The eldest son born to the former Elizabeth Jaquelin and her merchant husband Richard Ambler was born circa 1733, years after his merchant father married his heiress mother. Although his mother gave birth to six sons and three daughters, only three boys reached adulthood: this man, and his younger brothers John(1735-1766) and Jaquelin Ambler (1742-1798). His maternal grandfather, Edward Jaquelin had acquired much land on the western end of Jamestown Island (in part by marrying that heiress), and represented it in the House of Burgesses in the 1712-1714 session. Richard Ambler was a British merchant who traded primarily from his house in the port of Yorktown (where the York River enters the Hampton Roads area of Chesapeake Bay). He was also the tax collector for the York River area, as successively would be his sons. Like his younger brother John, Edward Ambler received an education appropriate to his class, primarily in England, possibly at Leeds Academy and Cambridge University. The youngest brother, who ultimately succeeded to the family business, Jaquelin Ambler, was educated at the College of William & Mary and later in Philadelphia.

==Career==
Edward assisted his father in operating their mercantile business in Yorktown, as well as expanded his family's landholdings. Later he took up residence in a brick mansion his father had erected in Jamestown, after it caught fire and half was destroyed at the end of his brother's life. Two outbuildings burned to the ground two months after this man's death, and a valuable male slave died while attempting to save some of his belongings.

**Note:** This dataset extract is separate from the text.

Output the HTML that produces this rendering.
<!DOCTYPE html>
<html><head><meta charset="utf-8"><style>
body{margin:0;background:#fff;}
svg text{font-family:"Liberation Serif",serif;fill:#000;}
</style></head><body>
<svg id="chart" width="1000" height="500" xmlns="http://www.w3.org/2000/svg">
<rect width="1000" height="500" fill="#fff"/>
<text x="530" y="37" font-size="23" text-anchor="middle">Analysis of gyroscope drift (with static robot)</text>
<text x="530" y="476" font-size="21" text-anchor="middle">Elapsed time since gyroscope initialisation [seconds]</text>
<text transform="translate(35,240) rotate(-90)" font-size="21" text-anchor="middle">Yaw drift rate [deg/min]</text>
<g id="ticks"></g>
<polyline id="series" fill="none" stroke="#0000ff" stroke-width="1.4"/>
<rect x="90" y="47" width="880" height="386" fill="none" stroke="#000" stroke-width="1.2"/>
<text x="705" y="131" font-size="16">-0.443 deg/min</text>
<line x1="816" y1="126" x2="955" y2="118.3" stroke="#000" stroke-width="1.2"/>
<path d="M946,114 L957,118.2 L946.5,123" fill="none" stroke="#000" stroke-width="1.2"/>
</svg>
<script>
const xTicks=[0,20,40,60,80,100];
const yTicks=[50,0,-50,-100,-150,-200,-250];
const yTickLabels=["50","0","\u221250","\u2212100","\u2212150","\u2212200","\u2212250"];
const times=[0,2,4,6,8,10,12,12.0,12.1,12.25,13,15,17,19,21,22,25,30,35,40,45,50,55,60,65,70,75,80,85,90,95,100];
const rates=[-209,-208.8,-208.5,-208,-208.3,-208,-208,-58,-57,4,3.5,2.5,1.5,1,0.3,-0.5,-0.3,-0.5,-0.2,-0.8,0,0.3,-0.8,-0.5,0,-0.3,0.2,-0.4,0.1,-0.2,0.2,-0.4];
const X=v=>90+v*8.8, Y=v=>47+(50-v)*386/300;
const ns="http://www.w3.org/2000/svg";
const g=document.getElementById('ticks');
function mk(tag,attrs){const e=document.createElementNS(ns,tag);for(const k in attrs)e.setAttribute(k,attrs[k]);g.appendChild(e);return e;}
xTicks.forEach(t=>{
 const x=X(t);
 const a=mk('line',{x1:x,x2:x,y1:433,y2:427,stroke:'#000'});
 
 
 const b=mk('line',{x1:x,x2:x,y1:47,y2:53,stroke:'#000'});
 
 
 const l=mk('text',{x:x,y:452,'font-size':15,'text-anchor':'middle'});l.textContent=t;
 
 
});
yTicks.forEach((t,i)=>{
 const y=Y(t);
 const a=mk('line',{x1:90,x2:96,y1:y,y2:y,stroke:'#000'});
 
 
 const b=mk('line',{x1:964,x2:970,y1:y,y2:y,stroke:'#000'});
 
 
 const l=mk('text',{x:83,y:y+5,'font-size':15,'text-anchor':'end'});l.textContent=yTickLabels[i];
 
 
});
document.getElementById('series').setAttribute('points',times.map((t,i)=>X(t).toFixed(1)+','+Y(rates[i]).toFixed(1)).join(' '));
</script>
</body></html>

As had his grandfather Edward Jaquelin, father Richard Ambler and brother John, Edward Ambler farmed using enslaved labor, and in 1768 and 1769 his estate owned 1,050 acres of land and a large number of slaves.

Jamestown voters elected Ambler as their (part-time) representative in the House of Burgesses, to replace his late brother John, but he did not choose to continue that legislative career.

==Personal life==

In 1754, Ambler married Mary Cary, the daughter of Colonel Wilson Cary (1702-1772) of Elizabeth City County, who is now known as a diarist. Edward Ambler was known for preferring red velvet suits trimmed with gold lace. Her brother Col. Wilson Miles Cary, the tax collector of the port of Hamp would become a noted patriot in the Revolutionary War before moving westward to Fluvanna County. She bore seven children, but only John and Sarah (1760-1782, who married William Hartwell Macon of New Kent County), survived to marry and have children, his elder brother Edward Cary Ambler drowning in 1775:

==Death and legacy==

Edward Ambler suffered from a "tedious" undiagnosed illness in his final years, possibly tuberculosis like his brother, although Jamestown was also notoriously unhealthy in summers. He died in Williamsburg on October 29, 1768 and was buried at Jamestown, as ultimately would be his widow. Mary Cary Ambler lived until 1781. The American Revolutionary War devastated this family's Tidewater holdings during the final campaign and Siege of Yorktown. Mary Ambler took her children from Jamestown and rented their strategically important Jamestown home to Captain Edward Travis IV. She died at their Hanover County plantation known as "The Cottage" in May 1781, but specified that her remains be returned to Jamestown. She saved considerable family papers, now housed at the Library of Congress and at the Virginia Historical Society. Their son John inherited extensive holdings from his father, and married in 1782 after he reached legal age, but left the Jamestown mansion and plantation in favor of a home in Richmond's Shockoe district and an upriver plantation. One of his grandsons was also named Edward Ambler and became a James City County justice of the peace as well as participated in the War of 1812 before representing Henrico County in the Virginia House of Delegate 1824-1826 and continued westward to Lynchburg, but his step brother John Jaquelin Ambler would become the family's historian and relate the story of their departure from Jamestown.